I went to meet the organizers, having just returned from a vacation and finding our car in urgent need of a service, in a bit of a flustered state. Our internet wasn’t working when I arrived at home and I was making daily trips to the coffee shop to check my email in a car that I was more than a little concerned about. I must have made a really bad impression. In retrospect, I wondered if I was expected to bring a resume or references, or go over my past experience. That hadn’t occurred to me because it was for a VOLUNTEER position. I have never felt the need to sell myself on a volunteer job before. On the contrary, it took me and my co-planning/organizing superwoman partner a couple of years to train people to replace us.
When I say partner I mean that strictly in the sense that we worked together on several events! She was amazing with the small details of planning and contacting the outside support people, and with coordinating our committee. I coordinated, contacted and confirmed all the volunteers, and knew where and for how long they’d be needed, who had the skills for certain positions, and how many “back up” people we should have, and how we would keep them hydrated and fed.
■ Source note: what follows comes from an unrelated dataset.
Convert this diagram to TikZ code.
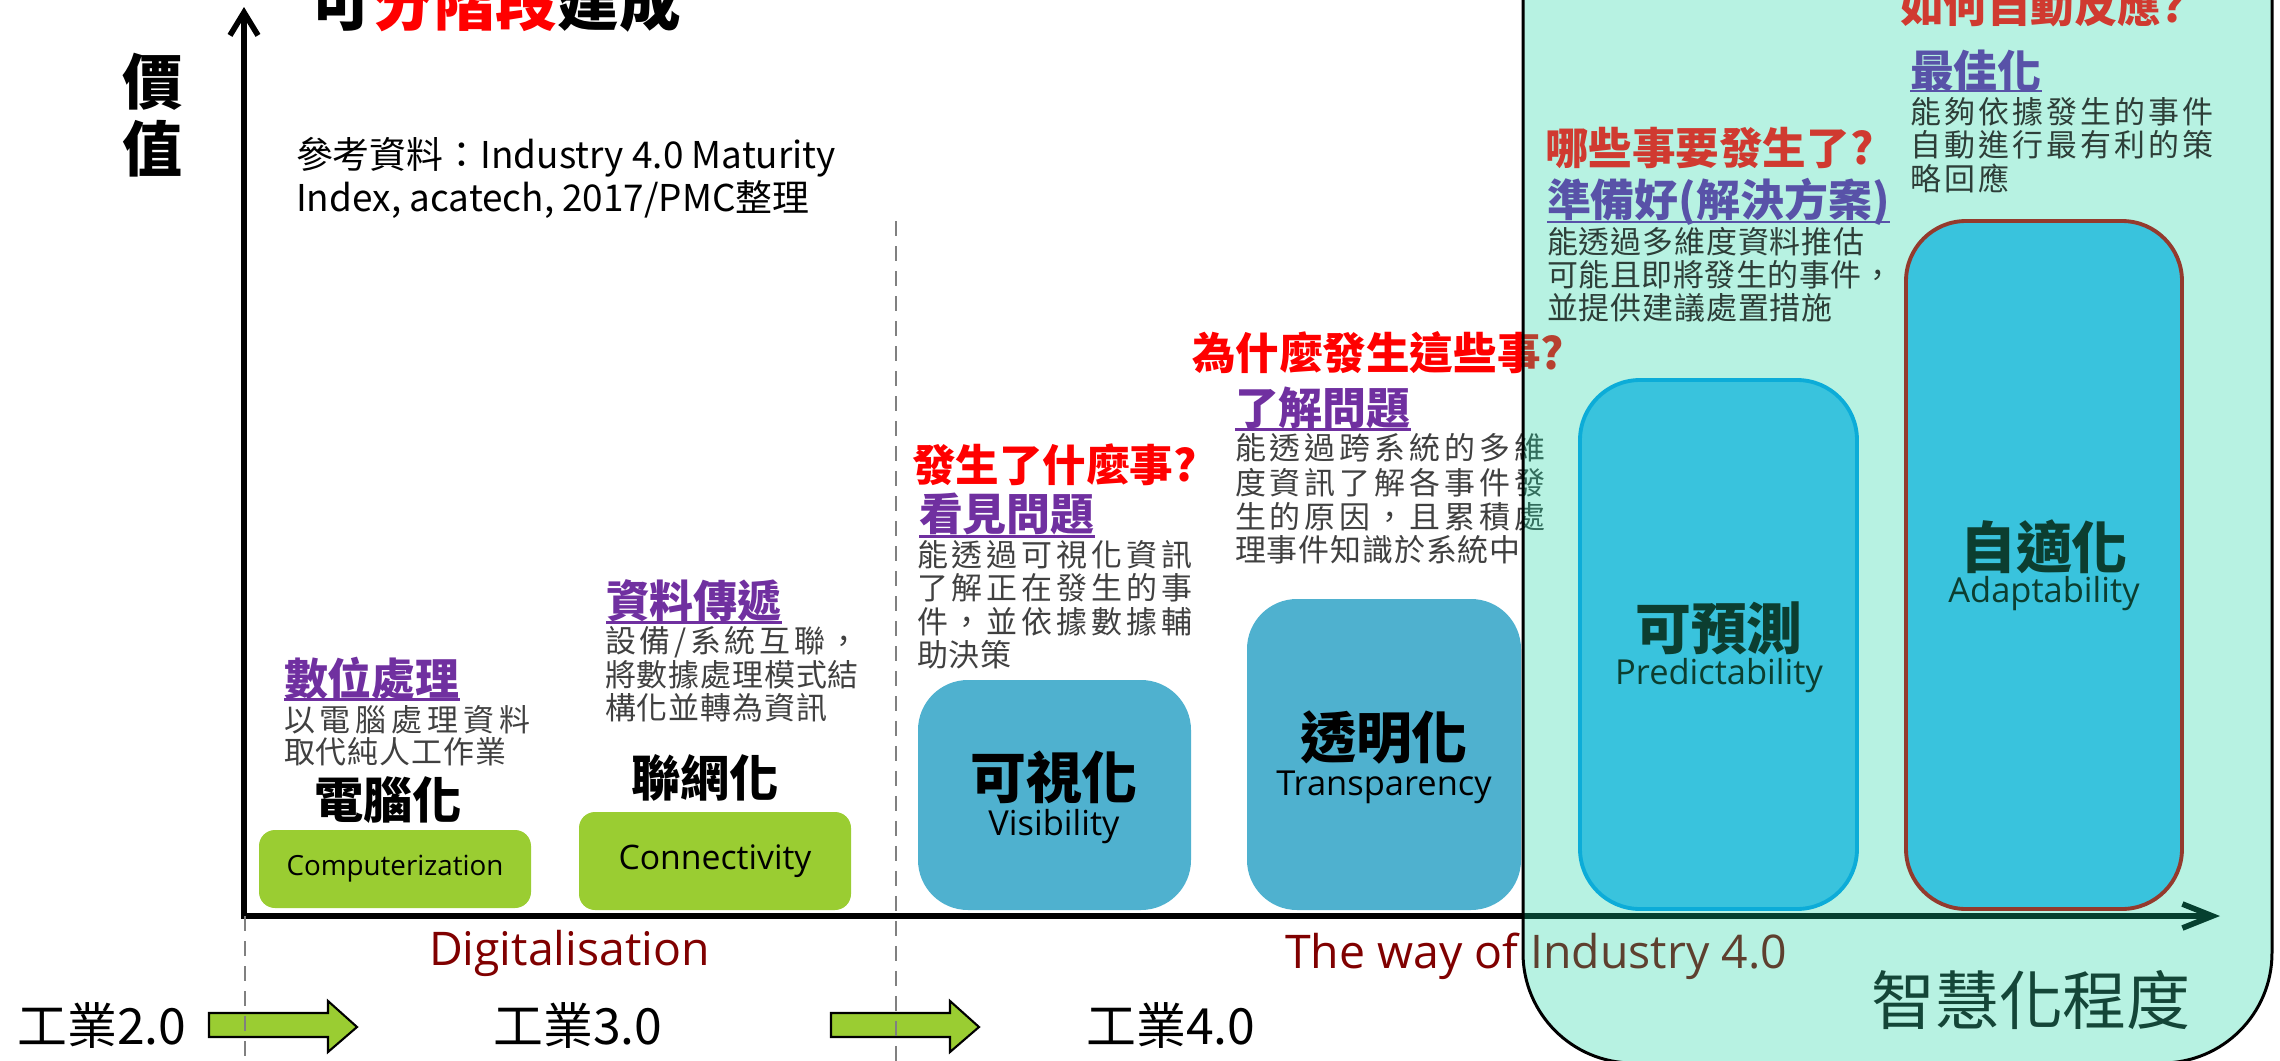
\documentclass[tikz,border=0pt]{standalone}
\usepackage{fontspec}
\setmainfont{Noto Sans CJK TC}
\newfontfamily\lat{Open Sans}
\usetikzlibrary{arrows.meta}
\definecolor{gfill}{RGB}{154,205,50}
\definecolor{bfill}{RGB}{79,177,207}
\definecolor{pfill}{RGB}{57,195,221}
\definecolor{pborder}{RGB}{12,172,216}
\definecolor{aborder}{RGB}{148,58,45}
\definecolor{hpurple}{RGB}{112,48,160}
\definecolor{ppurple}{RGB}{88,82,168}
\definecolor{qred}{RGB}{255,0,0}
\definecolor{pred}{RGB}{208,58,48}
\definecolor{dgray}{RGB}{64,64,64}
\definecolor{pgray}{RGB}{45,62,56}
\definecolor{plabel}{RGB}{12,62,48}
\definecolor{pgreen}{RGB}{20,70,56}
\definecolor{dred}{RGB}{128,0,0}
\definecolor{dashgray}{RGB}{128,128,128}
\definecolor{panelc}{RGB}{18,212,158}
\newcommand\fsz[1]{\fontsize{#1}{#1}\selectfont}
\newcommand\lsp[2]{{\addfontfeature{LetterSpace=#1}#2}}
\begin{document}
\begin{tikzpicture}[x=0.1mm,y=-0.1mm,
  every node/.style={inner sep=0pt,outer sep=0pt},
  gbox/.style={fill=gfill,draw=none,rounded corners=1.6mm},
  bbox/.style={fill=bfill,draw=none,rounded corners=5mm},
  qtext/.style={anchor=west,text=qred,font=\fsz{12.4}\bfseries},
  hd/.style={anchor=west,text=hpurple,font=\fsz{12.5}\bfseries},
  ul/.style={line width=0.85pt},
  dl/.style={anchor=west,text=dgray,font=\fsz{8.8}},
  bt/.style={font=\fsz{15.9}\bfseries},
  bs/.style={font=\lat\fsz{9.8}},
  bigk/.style={font=\fsz{14}\bfseries},
  axisline/.style={line width=1.6pt},
  gdashed/.style={dashgray,line width=0.85pt,dash pattern=on 1.5mm off 1mm},
  blockarrow/.style={fill=gfill,draw=black,line width=0.6pt},
  era/.style={font=\fsz{14.2}},
  way/.style={anchor=base west,text=dred,font=\lat\fsz{13.2}}]
\useasboundingbox (0,0) rectangle (2280,1061);
\clip (0,0) rectangle (2280,1061);

% ---------- axes ----------
\coordinate (Ybot) at (244,919);
\coordinate (Ytop) at (244,7);
\coordinate (Xst) at (241,916);
\coordinate (Xend) at (2220,916);
\draw[axisline,-{Straight Barb[length=2.3mm,width=2.8mm]}] (Ybot) -- (Ytop);
\draw[axisline,-{Straight Barb[length=3mm,width=2.4mm]}] (Xst) -- (Xend);

% ---------- title and side text ----------
\node[font=\fsz{17.6}\bfseries] (title) at (496,2) {可{\color{qred}分階段}建成};
\node[font=\fsz{17.1}\bfseries] (jia) at (153,82) {價};
\node[font=\fsz{17.1}\bfseries] (zhi) at (153,149) {值};
\node[anchor=west,font=\fsz{10.5}] (ref1) at (296,157) {參考資料：Industry 4.0 Maturity};
\node[anchor=west,font=\fsz{10.5}] (ref2) at (296,200) {Index, acatech, 2017/PMC整理};

% ---------- green boxes ----------
\node[gbox,minimum width=27.2mm,minimum height=7.8mm,font=\lat\fsz{7.9}] (cbox) at (395,869) {Computerization};
\node[gbox,minimum width=27.2mm,minimum height=9.8mm,font=\lat\fsz{9.6}] (nbox) at (715,861) {Connectivity};
\node[bigk] (cz) at (388,800) {電腦化};
\node[bigk] (lw) at (705,778) {聯網化};

\node[hd] (h1) at (284,678) {數位處理};
\draw[ul,hpurple] ([yshift=-2.1mm]h1.west) -- ([yshift=-2.1mm]h1.east);
\node[dl] (a1) at (284,720) {\lsp{16}{以電腦處理資料}};
\node[dl] (a2) at (284,752) {\lsp{3}{取代純人工作業}};

\node[hd] (h2) at (606,601) {資料傳遞};
\draw[ul,hpurple] ([yshift=-2.1mm]h2.west) -- ([yshift=-2.1mm]h2.east);
\node[dl] (b1) at (605,642) {\lsp{12}{設備/系統互聯，}};
\node[dl] (b2) at (605,675) {\lsp{3}{將數據處理模式結}};
\node[dl] (b3) at (605,708) {\lsp{3}{構化並轉為資訊}};

% ---------- blue boxes ----------
\node[bbox,minimum width=27.3mm,minimum height=23mm] (vbox) at (1054.5,795) {};
\node[bbox,minimum width=27.4mm,minimum height=31.1mm] (tbox) at (1384,754.5) {};
\node[bt] (vt) at (1054,777) {可視化};
\node[bs] (vs) at (1054,827) {Visibility};
\node[bt] (tt) at (1384,737) {透明化};
\node[bs] (ts) at (1384,787) {Transparency};

\node[qtext] (q1) at (912,465) {發生了什麼事?};
\node[hd] (h3) at (919,514) {看見問題};
\draw[ul,hpurple] ([yshift=-2.2mm]h3.west) -- ([yshift=-2.2mm]h3.east);
\node[dl] (c1) at (917,555) {\lsp{13}{能透過可視化資訊}};
\node[dl] (c2) at (917,588) {\lsp{13}{了解正在發生的事}};
\node[dl] (c3) at (917,622) {\lsp{13}{件，並依據數據輔}};
\node[dl] (c4) at (917,655) {\lsp{3}{助決策}};

\node[qtext] (q2) at (1192,353) {為什麼發生這些事?};
\node[hd] (h4) at (1235,408) {了解問題};
\draw[ul,hpurple] ([yshift=-2.1mm]h4.west) -- ([yshift=-2.1mm]h4.east);
\node[dl] (d1) at (1235,448) {\lsp{13}{能透過跨系統的多維}};
\node[dl] (d2) at (1235,483) {\lsp{13}{度資訊了解各事件發}};
\node[dl] (d3) at (1235,517) {\lsp{13}{生的原因，且累積處}};
\node[dl] (d4) at (1235,550) {\lsp{3}{理事件知識於系統中}};

% ---------- bottom row ----------
\node[way] (digi) at (429,965) {Digitalisation};
\node[way] (wayi) at (1285,968) {The way of Industry 4.0};
\node[era] (ind2) at (102,1025) {工業2.0};
\node[era] (ind3) at (578,1025) {工業3.0};
\node[era] (ind4) at (1171,1025) {工業4.0};
\draw[blockarrow] (209,1013) -- (328,1013) -- (328,1001) -- (357,1027) -- (328,1052) -- (328,1037) -- (209,1037) -- cycle;
\draw[blockarrow] (831,1013) -- (950,1013) -- (950,1001) -- (979,1027) -- (950,1052) -- (950,1037) -- (831,1037) -- cycle;

\coordinate (da) at (245,916);
\coordinate (db) at (245,1061);
\coordinate (dc) at (896,221);
\coordinate (dd) at (896,1061);
\draw[gdashed] (da) -- (db);
\draw[gdashed] (dc) -- (dd);

% ---------- translucent panel ----------
\draw[line width=0.85pt,fill=panelc,fill opacity=0.3,rounded corners=11mm] (1523,-200) rectangle (2272,1063);

% ---------- panel content ----------
\node[fill=pfill,draw=pborder,line width=1.1pt,rounded corners=6mm,minimum width=27.7mm,minimum height=52.9mm] (pbox) at (1718.5,644.5) {};
\node[fill=pfill,draw=aborder,line width=1.1pt,rounded corners=6mm,minimum width=27.6mm,minimum height=68.8mm] (abox) at (2044,565) {};
\node[bt,text=plabel] (pt) at (1719,628) {可預測};
\node[bs,text=plabel] (ps) at (1719,676) {Predictability};
\node[bt,text=plabel] (at) at (2044,547) {自適化};
\node[bs,text=plabel] (as) at (2044,594) {Adaptability};

\node[qtext,text=pred] (q3) at (1545,148) {哪些事要發生了?};
\node[hd,text=ppurple] (h5) at (1547,202) {準備好(解決方案)};
\draw[ul,ppurple] ([yshift=-2.0mm]h5.west) -- ([yshift=-2.0mm]h5.east);
\node[dl,text=pgray] (e1) at (1547,242) {\lsp{3}{能透過多維度資料推估}};
\node[dl,text=pgray] (e2) at (1547,275) {\lsp{2}{可能且即將發生的事件，}};
\node[dl,text=pgray] (e3) at (1547,308) {\lsp{3}{並提供建議處置措施}};

\node[qtext,text=pred] (q4) at (1900,6) {如何自動反應?};
\node[hd,text=ppurple] (h6) at (1910,71) {最佳化};
\draw[ul,ppurple] ([yshift=-2.0mm]h6.west) -- ([yshift=-2.0mm]h6.east);
\node[dl,text=pgray] (f1) at (1910,112) {\lsp{10}{能夠依據發生的事件}};
\node[dl,text=pgray] (f2) at (1910,145) {\lsp{10}{自動進行最有利的策}};
\node[dl,text=pgray] (f3) at (1910,178) {\lsp{10}{略回應}};

\node[text=pgreen,font=\fsz{18.2}] (smart) at (2031,1000) {智慧化程度};
\end{tikzpicture}
\end{document}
So at this film festival meeting, it’s quite possible that my own reservations about taking on the job gave them reservations about trusting me to take on the job. I don’t exude confidence, especially after a harrowing trip across the island in a car that is trembling. Perhaps I had a moment of “Can I do this without my superwoman partner who is so good with the details?” So after I thought about the job for a couple of days and contacted them, offering to do it, I understood their decision to hire an event planning company instead of having little old unknown me do it for free. I was probably secretly relieved, even though I’d been drawing up sample spreadsheets of the various screening locations and positions that would need to be filled.
As much as I understood the “rejection” of my services, which they had asked for in the first place, and as much as I’ve enjoyed some time to settle in without the added stress of being part of a major event involving hundreds of volunteers, I couldn’t help feeling a little bit like I’d lost my mojo. I hope I responded graciously although I thought,”It’s your loss because I would have done a fantastic job even if it killed me!”. I was just a little disappointed that I hadn’t even been asked to be a worker-bee volunteer. Apparently this island has a phenomenal volunteer force and they didn’t even need me to be an usher or take tickets or clean up garbage after the shows. Maybe I made a really bad impression!
Wait, who am I kidding? I was once again relieved that I hadn’t been called upon to volunteer. My enthusiasm for the project had come from a sincere desire to work with the organizers. You see, they made a very good impression on me! I would have done this major project if it killed me and in truth, it probably would have killed me! In retrospect, I realize that my favourite volunteer moments have come doing the small jobs that use my technical skills; the jobs I can go in and do well and go home later and forget. I only became a volunteer coordinator extraordinaire out of necessity.
Then I got an email, presumably from someone at the event planning company, asking for volunteers. She didn’t say what the volunteers would be doing, but the shifts were during festival screenings. I had to say no. I’ve been available since April, and I’m available almost all week, but once the screenings begin, I’m no longer available. We have our festival passes and we’ve been studying the schedule. There are a lot of films to see and it’s going to take some serious planning and organization to maximize our time and enjoyment!
You could say that I’ve discovered a new super power; being able to say “No”.